In this classic sticky-rice western, Jackie Chan finds himself locked up, stressed out and desperate. The year is 1881, and Chinese princess Lucy Liu has been kidnapped in Nevada. Imperial guardsman Chan)has set off to the wild west to rescue her. After hitting it off (literally) Jackie and gunslinger Roy (Owen Wilson) find themselves behind bars.
Ancient Chinese teachings dictate that urinating on fabric will strengthen it, and Jackie is able to enact a brilliant escape using a shirt, a wooden stick and, you guessed it, wee. But is this possible? Our two presenters are determined to find out.
To repeat the jail breaking feat, our hosts, being of a somewhat delicate constitution, don’t want to use their own urine, so they construct some using chemicals and household ingredients.
As you can see urine is 95% water, so what effect does water have on the strength of cotton?
Cotton is 99% pure cellulose. Cellulose molecules form long strands that repeat, forming the fibre that makes up cotton.
Cotton is actually stronger wet than dry. This occurs because the hydrogen atoms in the water create extra bonds with those of the cellulose.
Cotton cellulose has a high degree of polymerization and a high degree of crystallinity.
Crystallinity means that the fibre molecules are closely packed and parallel to one another.
The higher the crystallinity and polymerization in polymers, the stronger they tend to be. The cellulose chains within the cotton fibres are held in place by hydrogen bonding. These hydrogen bonds occur between the hydroxyl groups of adjacent molecules and are more prevalent between the parallel, closely packed molecules in the crystalline areas of the fibre. When the cotton is wet, the water present forms additional hydrogen bonds increasing the strength of the cotton.
What makes cotton different from most material made up of cellulose is that the crystallinity in the fibre increases the strength the wetter it becomes. In other material primarily made up of cellulose, like paper, the strength decreases when it becomes wet.
This can be explained in terms of intermolecular hydrogen bonding between cellulose chains and their degree of crystallinity. Hydrogen bonds occur between the hydroxyl groups of adjacent molecules and are more prevalent between the parallel, closely packed molecules in the crystalline areas of the fibre. When the cotton is wet, the water present forms additional hydrogen bonds within the crystalline areas, increasing the strength of the cotton.

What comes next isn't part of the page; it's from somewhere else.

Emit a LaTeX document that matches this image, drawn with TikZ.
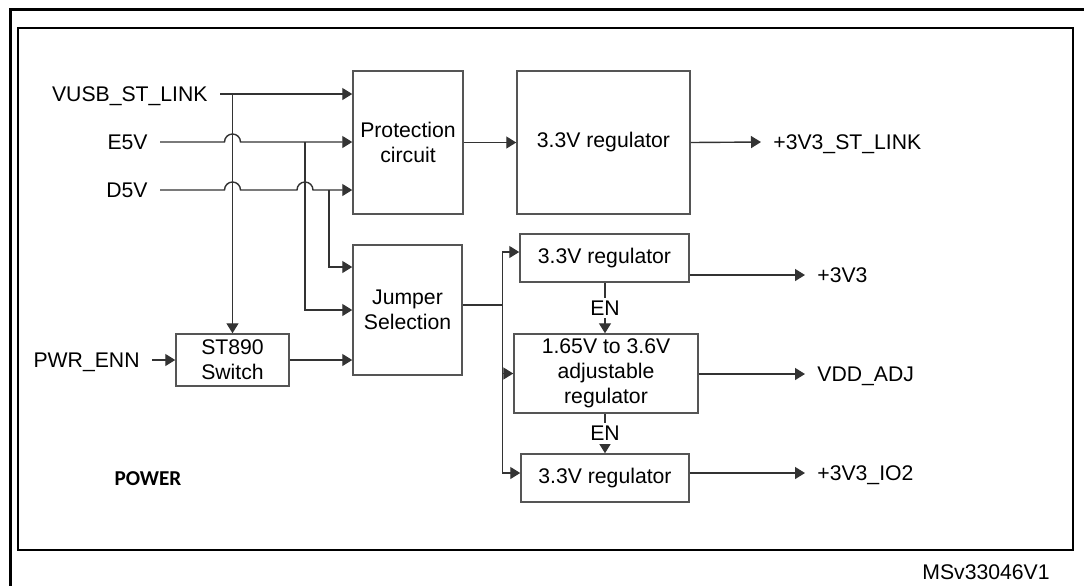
\documentclass[tikz,border=0pt]{standalone}
\usepackage{fontspec}
\setmainfont{Liberation Sans}
\newfontfamily\calibrifont{Carlito}
\usetikzlibrary{arrows.meta,calc}
\definecolor{pwrline}{HTML}{333333}
\definecolor{pwrbox}{HTML}{555555}

\begin{document}
\begin{tikzpicture}[
  x=0.5pt,y=-0.5pt,
  font=\fontsize{10.6}{12.5}\selectfont,
  box/.style={draw=pwrbox,line width=0.75pt,align=center,inner sep=0pt},
  lbl/.style={inner xsep=6pt,inner ysep=0pt,text height=7.6pt,text depth=0pt},
  wire/.style={draw=pwrline,line width=0.7pt},
  arr/.style={wire,-{Triangle[length=5pt,width=6pt]}},
  enlbl/.style={fill=white,inner xsep=1pt,inner ysep=1.5pt}
]
\useasboundingbox (0,0) rectangle (1084,586);
% frames
\draw[line width=1.5pt] (1084,9) -- (10,9) -- (10,586);
\draw[line width=1.2pt] (18,28) rectangle (1073,550);

% blocks
\node[box,minimum width=55pt,minimum height=71.5pt] (prot) at (408,142.5) {Protection\\circuit};
\node[box,minimum width=86.5pt,minimum height=71.5pt] (stlreg) at (603.5,142.5) {3.3V regulator};
\node[box,minimum width=54.5pt,minimum height=65pt] (jumper) at (407.5,310) {Jumper\\Selection};
\node[box,minimum width=56.5pt,minimum height=26pt] (st890) at (232.5,360) {ST890\\Switch};
\node[box,minimum width=84.5pt,minimum height=24pt] (regio) at (604.5,258) {3.3V regulator};
\node[box,minimum width=92pt,minimum height=39.5pt] (adjreg) at (606,373.5) {1.65V to 3.6V\\adjustable\\regulator};
\node[box,minimum width=84pt,minimum height=24pt] (regiotwo) at (605,478) {3.3V regulator};

% inputs and outputs
\node[lbl,anchor=east] (vusb) at (220,94) {VUSB\_ST\_LINK};
\node[lbl,anchor=east] (e5v) at (160,142) {E5V};
\node[lbl,anchor=east] (d5v) at (160,190) {D5V};
\node[lbl,anchor=east] (pwrenn) at (152,360) {PWR\_ENN};
\node[lbl,anchor=west] (outstl) at (761,142) {+3V3\_ST\_LINK};
\node[lbl,anchor=west] (outio) at (805,275) {+3V3};
\node[lbl,anchor=west] (outadj) at (805,374) {VDD\_ADJ};
\node[lbl,anchor=west] (outiotwo) at (805,473) {+3V3\_IO2};
\node[font={\fontsize{10.6}{12}\calibrifont\bfseries}] (pwrlbl) at (148,479) {POWER};
\node (msv) at (986,572) {MSv33046V1};

% taps
\coordinate (vusbtap) at (st890.north |- vusb.east);
\coordinate (e5vtap) at (305,142);
\coordinate (d5vtap) at (329,190);
\coordinate (bus) at ($(jumper.east)+(40,-5)$);
\coordinate (enline) at (605,0);

% left side
\draw[arr] (vusb.east) -- (vusb.east -| prot.west);
\draw[arr] (vusbtap) -- (st890.north);
\draw[arr] (e5v.east) -- ($(vusbtap |- e5v.east)+(-8,0)$) arc[start angle=180,end angle=0,radius=4pt] -- (e5v.east -| prot.west);
\draw[arr] (d5v.east) -- ($(vusbtap |- d5v.east)+(-8,0)$) arc[start angle=180,end angle=0,radius=4pt]
  -- ($(e5vtap |- d5v.east)+(-8,0)$) arc[start angle=180,end angle=0,radius=4pt] -- (d5v.east -| prot.west);
\draw[arr] (e5vtap) |- (jumper.west);
\draw[arr] (d5vtap) |- ($(jumper.west)+(0,-43)$);
\draw[arr] (pwrenn.east) -- (st890.west);
\draw[arr] (st890.east) -- (st890.east -| jumper.west);

% right side
\draw[arr] (prot.east) -- (stlreg.west);
\draw[arr] (stlreg.east) -- (outstl.west);
\draw[wire] ($(jumper.east)+(0,-5)$) -- (bus);
\draw[arr] (bus) |- ($(regio.west)+(0,-6)$);
\draw[arr] (bus |- adjreg.west) -- (adjreg.west);
\draw[arr] (bus) |- ($(regiotwo.west)+(0,-5)$);
\draw[arr] (regio.east |- outio.west) -- (outio.west);
\draw[arr] (adjreg.east |- outadj.west) -- (outadj.west);
\draw[arr] (regiotwo.east |- outiotwo.west) -- (outiotwo.west);
\draw[arr] (enline |- regio.south) -- node[enlbl]{EN} (enline |- adjreg.north);
\draw[arr] (enline |- adjreg.south) -- node[enlbl]{EN} (enline |- regiotwo.north);
\end{tikzpicture}
\end{document}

The extra hydrogen bonding occurs not only along the cellulose chains, increasing their longitudinal strength, but between them as well, creating an overall stronger structure.
So Jackie Chan was right, cotton is stronger when wet. But merely having a wet shirt isn’t the only reason that Jackie Chan manages to break out of jail. The secret is also in his method.
Chan ties his shirt around the steel bars, places a wooden stick as a handle/lever and turns the handle to bend the bars-amazing! All this is with good old muscle power, so why does this work? We can’t bend steel with our bare hands (well most of us can’t!)
The wooden handle acts as a lever multiplying Chan’s muscle power.
For the steel bars to bend, the force exerted by the cloth needs to exceed the bending strength of the steel, the turning point will be when the forces are equal.
Because a is smaller than b, the muscle power (MP) required applied to the wooden stick (lever) will be a fraction (a/b) of that required to bend the steel bars with your bare hands.
Muscle power (MP) = an average man can lift at least half his own body weight, a fit man can do chin-ups and lift his entire weight.
We will assume Chan is fit and weighs about 70kg. To lift himself the force he is exerting to overcome gravity (approx 10 metres/second squared) is approx. 700 Newtons (mass x gravity = force).
We will assume he can apply the same force to the wooden stick. Now we need to consider a divided by b.
The radius of our knot will be approximately 3cm and the length of our wooden stick is 60cm (half b is 30cm), therefore a/b is 0.1. By calculation the force we can apply is 7000N. This is equivalent to the weight of a small car or heavy motorbike, which should be enough to bend our mild steel bar. Because the bars are reasonably long, they are also easy to bend. If the bars were shorter, Jackie may have had more of a problem escaping.
So Jackie Chan could indeed have escaped from jail, a bit of science to remember if you ever get into a pickle yourself.